Sterling slump frustrations US expansion plans of ‘magic circle’ law firms

Britain’s largest international law firms are struggling to attract and retain staff in the US after the crash in the value of sterling compounded their lack of competitiveness in the world’s most profitable legal market.

At least one major hire in New York fell apart in recent weeks as the British pound slumped by almost a fifth against the US dollar, according to people with knowledge of recent recruitment attempts. Existing senior staff — concerned that foreign exchange fluctuations would further erode their salaries — have also asked for their pay to be increased or pegged to the dollar.

The group of “magic circle” law firms that work on the City of London’s biggest deals have historically fought to match their American competitors on pay due to lower overall profitability and more restrictive remuneration models that prevented outsized salaries for star partners.

Freshfields’ equity partners took home more than £2mn each on average for the year ended April 30, the most of the magic circle. However, its profitability remains well below that of the top US law firms, where partners’ average take-home profits exceed $7mn.
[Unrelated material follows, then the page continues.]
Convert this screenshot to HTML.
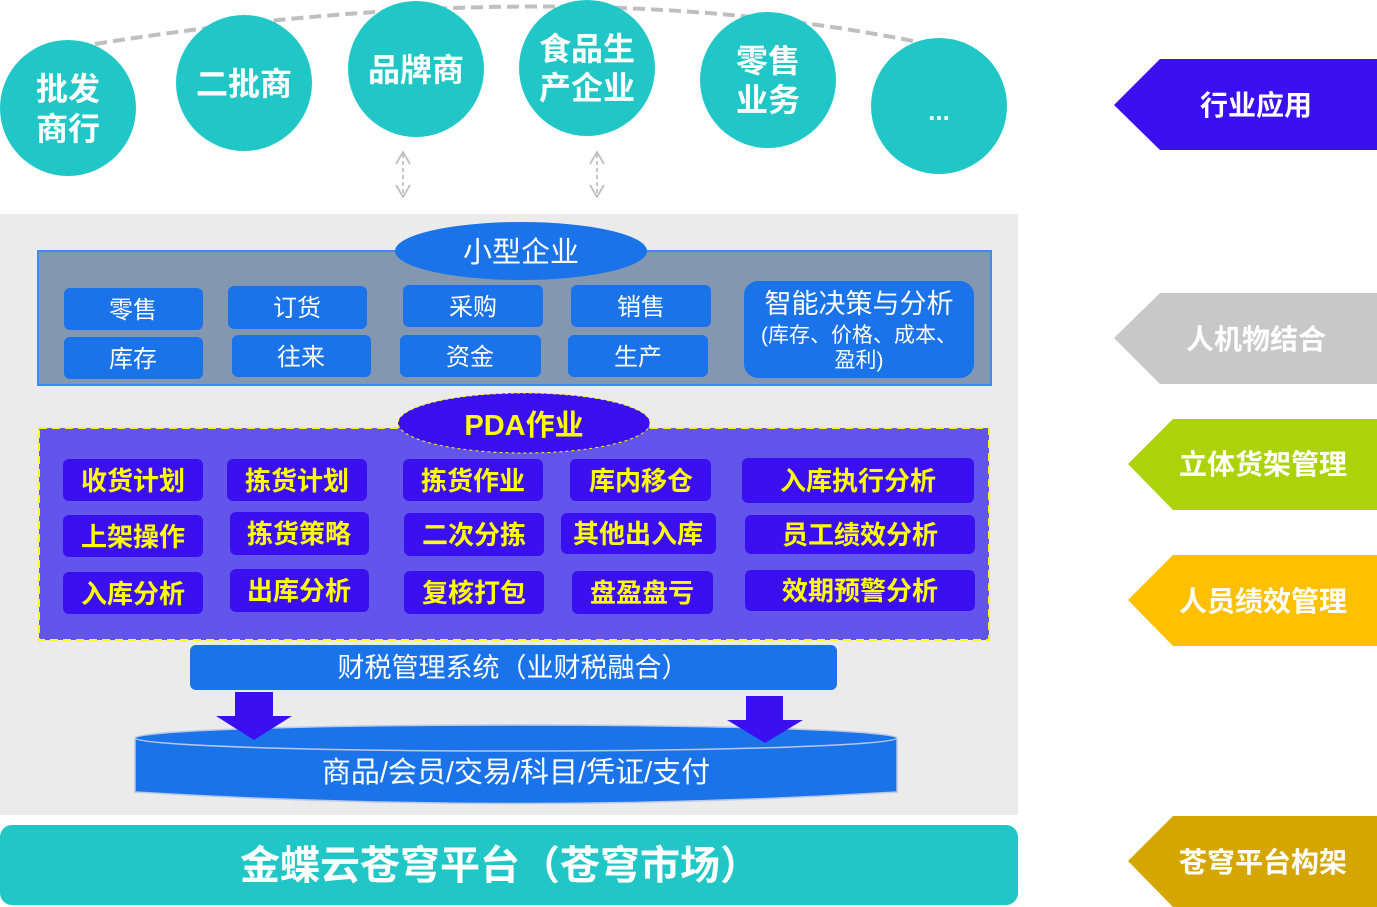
<!DOCTYPE html>
<html><head><meta charset="utf-8"><style>
html,body{margin:0;padding:0;background:#fff;}
svg{display:block;}
text{font-family:"Liberation Sans","Noto Sans CJK SC",sans-serif;}
</style></head><body>
<svg width="1377" height="907" viewBox="0 0 1377 907" xmlns="http://www.w3.org/2000/svg">
<defs>
<marker id="ah" viewBox="0 0 10 10" refX="5" refY="5" markerWidth="8" markerHeight="8" orient="auto-start-reverse"><path d="M1,1 L5,5 L1,9" fill="none" stroke="#c0c0c0" stroke-width="1.5"/></marker>
</defs>
<!-- gray bg -->
<rect x="0" y="214" width="1018" height="601" fill="#ebebeb"/>
<!-- dashed arc -->
<path d="M95,44 Q560,-30 918,42" fill="none" stroke="#bfbfbf" stroke-width="4" stroke-dasharray="12,6"/>
<!-- circles -->
<g fill="#21c7c7">
<ellipse cx="68" cy="108" rx="68" ry="68"/>
<ellipse cx="244" cy="83" rx="68" ry="68"/>
<ellipse cx="416" cy="69" rx="68" ry="68"/>
<ellipse cx="587" cy="68" rx="68" ry="68"/>
<ellipse cx="768" cy="80" rx="68" ry="68"/>
<ellipse cx="939" cy="106" rx="68" ry="68"/>
</g>
<g fill="#fff" font-weight="bold" font-size="32" text-anchor="middle">
<text x="68" y="100">批发</text><text x="68" y="140">商行</text>
<text x="244" y="95">二批商</text>
<text x="416" y="81">品牌商</text>
<text x="587" y="60">食品生</text><text x="587" y="99">产企业</text>
<text x="768" y="72">零售</text><text x="768" y="111">业务</text>
<text x="939" y="120" font-size="26">...</text>
</g>
<!-- small dashed arrows -->
<g stroke="#c0c0c0" stroke-width="1.8" stroke-dasharray="4,3" fill="none">
<line x1="403" y1="154" x2="403" y2="195"/>
<line x1="597" y1="154" x2="597" y2="195"/>
</g>
<g stroke="#c0c0c0" stroke-width="1.8" fill="none">
<path d="M396,164 L403,152 L410,164"/><path d="M396,185 L403,197 L410,185"/>
<path d="M590,164 L597,152 L604,164"/><path d="M590,185 L597,197 L604,185"/>
</g>
<!-- small enterprise box -->
<rect x="38" y="251" width="953" height="134" fill="#8497b0" stroke="#3d8bf0" stroke-width="2"/>
<ellipse cx="521" cy="251" rx="126" ry="29" fill="#1a73e8"/>
<text x="521" y="262" fill="#fff" font-size="29" text-anchor="middle">小型企业</text>
<g fill="#1a73e8">
<rect x="64" y="288" width="139" height="42" rx="6"/>
<rect x="228" y="286" width="139" height="43" rx="6"/>
<rect x="403" y="285" width="140" height="42" rx="6"/>
<rect x="571" y="285" width="140" height="42" rx="6"/>
<rect x="64" y="337" width="139" height="42" rx="6"/>
<rect x="232" y="335" width="139" height="42" rx="6"/>
<rect x="400" y="335" width="141" height="42" rx="6"/>
<rect x="568" y="335" width="140" height="42" rx="6"/>
<rect x="744" y="281" width="230" height="97" rx="14"/>
</g>
<g fill="#fff" font-size="24" text-anchor="middle">
<text x="133" y="318">零售</text><text x="297" y="316">订货</text><text x="473" y="315">采购</text><text x="641" y="315">销售</text>
<text x="133" y="367">库存</text><text x="301" y="365">往来</text><text x="470" y="365">资金</text><text x="638" y="365">生产</text>
<text x="859" y="313" font-size="27">智能决策与分析</text>
<text x="859" y="342" font-size="21">(库存、价格、成本、</text>
<text x="859" y="367" font-size="21">盈利)</text>
</g>
<!-- PDA box -->
<rect x="39" y="428" width="950" height="212" fill="#6155ec" stroke="#ffff00" stroke-width="2" stroke-dasharray="8,5"/>
<ellipse cx="524" cy="423" rx="126" ry="30" fill="#3a10f0" stroke="#ffff00" stroke-width="1" stroke-dasharray="3,3"/>
<text x="524" y="435" fill="#ffff00" font-size="29" font-weight="bold" text-anchor="middle">PDA作业</text>
<g fill="#3a10f0">
<rect x="63" y="459" width="140" height="42" rx="6"/>
<rect x="227" y="459" width="140" height="42" rx="6"/>
<rect x="403" y="459" width="140" height="42" rx="6"/>
<rect x="570" y="459" width="141" height="42" rx="6"/>
<rect x="742" y="458" width="232" height="45" rx="6"/>
<rect x="63" y="515" width="140" height="42" rx="6"/>
<rect x="230" y="512" width="139" height="43" rx="6"/>
<rect x="404" y="513" width="140" height="43" rx="6"/>
<rect x="561" y="513" width="155" height="41" rx="6"/>
<rect x="745" y="515" width="230" height="39" rx="6"/>
<rect x="63" y="572" width="140" height="42" rx="6"/>
<rect x="230" y="569" width="139" height="43" rx="6"/>
<rect x="404" y="571" width="140" height="43" rx="6"/>
<rect x="572" y="571" width="141" height="43" rx="6"/>
<rect x="745" y="570" width="230" height="41" rx="6"/>
</g>
<g fill="#ffff00" font-size="26" font-weight="bold" text-anchor="middle">
<text x="133" y="490">收货计划</text><text x="297" y="490">拣货计划</text><text x="473" y="490">拣货作业</text><text x="641" y="490">库内移仓</text><text x="858" y="490">入库执行分析</text>
<text x="133" y="546">上架操作</text><text x="299" y="543">拣货策略</text><text x="474" y="544">二次分拣</text><text x="638" y="543">其他出入库</text><text x="860" y="544">员工绩效分析</text>
<text x="133" y="603">入库分析</text><text x="299" y="600">出库分析</text><text x="474" y="602">复核打包</text><text x="642" y="602">盘盈盘亏</text><text x="860" y="600">效期预警分析</text>
</g>
<!-- finance bar -->
<rect x="190" y="645" width="647" height="45" rx="6" fill="#1a73e8"/>
<text x="513" y="677" fill="#fff" font-size="27" text-anchor="middle">财税管理系统（业财税融合）</text>
<!-- cylinder -->
<path d="M135,738 L135,792 Q516,815 897,792 L897,738 Z" fill="#1a73e8" stroke="#b8c8e8" stroke-width="1.5"/>
<ellipse cx="516" cy="738" rx="381" ry="13" fill="#1a73e8" stroke="#b8c8e8" stroke-width="1.5"/>
<text x="516" y="782" fill="#fff" font-size="29" text-anchor="middle">商品/会员/交易/科目/凭证/支付</text>
<!-- arrows -->
<path d="M235,692 L273,692 L273,716 L292,716 L254,740 L216,716 L235,716 Z" fill="#3a10f0"/>
<path d="M746,696 L783,696 L783,720 L803,720 L765,743 L727,720 L746,720 Z" fill="#3a10f0"/>
<!-- bottom platform -->
<rect x="0" y="825" width="1018" height="80" rx="12" fill="#21c7c7"/>
<text x="500" y="879" fill="#fff" font-size="40" font-weight="bold" text-anchor="middle">金蝶云苍穹平台（苍穹市场）</text>
<!-- right tags -->
<path d="M1114,105 L1160,59 L1377,59 L1377,150 L1160,150 Z" fill="#3a10f0"/>
<text x="1256" y="115" fill="#fff" font-size="28" font-weight="bold" text-anchor="middle">行业应用</text>
<path d="M1114,338 L1160,293 L1377,293 L1377,384 L1160,384 Z" fill="#c8c8c8"/>
<text x="1256" y="349" fill="#fff" font-size="28" font-weight="bold" text-anchor="middle">人机物结合</text>
<path d="M1128,464 L1173,419 L1377,419 L1377,510 L1173,510 Z" fill="#abd308"/>
<text x="1263" y="474" fill="#fff" font-size="28" font-weight="bold" text-anchor="middle">立体货架管理</text>
<path d="M1128,600 L1173,555 L1377,555 L1377,646 L1173,646 Z" fill="#ffc000"/>
<text x="1263" y="611" fill="#fff" font-size="28" font-weight="bold" text-anchor="middle">人员绩效管理</text>
<path d="M1128,861 L1173,816 L1377,816 L1377,907 L1173,907 Z" fill="#d6a600"/>
<text x="1263" y="872" fill="#fff" font-size="28" font-weight="bold" text-anchor="middle">苍穹平台构架</text>
</svg>
</body></html>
Despite such disparities, Freshfields, Clifford Chance and Allen & Overy have succeeded in poaching partners from US rivals, after loosening old pay structures and spending millions on their expansion in America.

However, lawyers said the widening gulf between the pound and the dollar was further harming London-based firms’ ability to hire top partners and could soon trigger defections. While associates based in the US tend to be paid in dollars, equity partners’ remuneration at some firms is at least in part pegged to the pound, they added.

Freshfields uses a fixed exchange rate for pound-based pay, which is now more favorable to US partners, while Clifford Chance uses an average rate, according to a person familiar with the firms.

London-based firms that bill clients in dollars or euros and convert revenues into sterling could also stand to benefit from the pound’s drop, the person added, which would make up some of the pay deficit for those whose remuneration is tied to overall profits.

Freshfields, Clifford Chance, Linklaters and Allen & Overy declined to comment.

Recruiters said currency moves were likely to make the London-based firms more vulnerable to exits by partners moving to US firms in the City — a longtime problem for the magic circle.

Kirkland & Ellis, the world’s highest-grossing law firm, poached two partners from magic circle firms in London in the space of a week in September. The firm hired finance partner James Boswell from Clifford Chance and Allen & Overy’s former global infrastructure co-head Sara Pickersgill.

Tony Williams, principal at Jomati consultants and one-time managing partner of Clifford Chance, said foreign exchange movements were “compounding” an existing problem for magic-circle firms. He said: “The currency difference adds to what was already a challenging environment.”

Currency movements are creating recruitment issues at both the senior and junior end, with US law firms paying far greater sums to associates than salaries on offer at UK-based firms.

“The war for talent was already tough for UK firms and [currency moves] are going to make it even harder,” said Freddie Lawson, a legal recruiter at Fox Rodney. “This will be a catalyst for more moves.”

In London, US-headquartered firms have moved to cap the exchange rate they use to calculate salaries for UK-based lawyers, in order to avoid paying rapidly rising wages as a result of the strengthening dollar.

Akin Gump, a Washington, DC-based law firm, pays its lawyers with reference to a US pay scale, whether they are based in London or New York. The firm used to set the exchange rate it uses to convert US salaries to pounds on a quarterly basis, but has capped the foreign rate as sterling has crashed.

Salaries for Akin Gump’s newly qualified lawyers in London had already risen from £159,000 for the first quarter to £179,000 for the period covering July to September.

Akin Gump would have been forced to increase those salaries again for the last quarter of the year but instead chose to stop matching the actual exchange rate in favor of an upper limit of 1.2 and a lower limit of 1.5. The update was first reported by news website Roll on Friday.

Other firms set an annual exchange rate, meaning some associates could be in line for a big pay jump in January.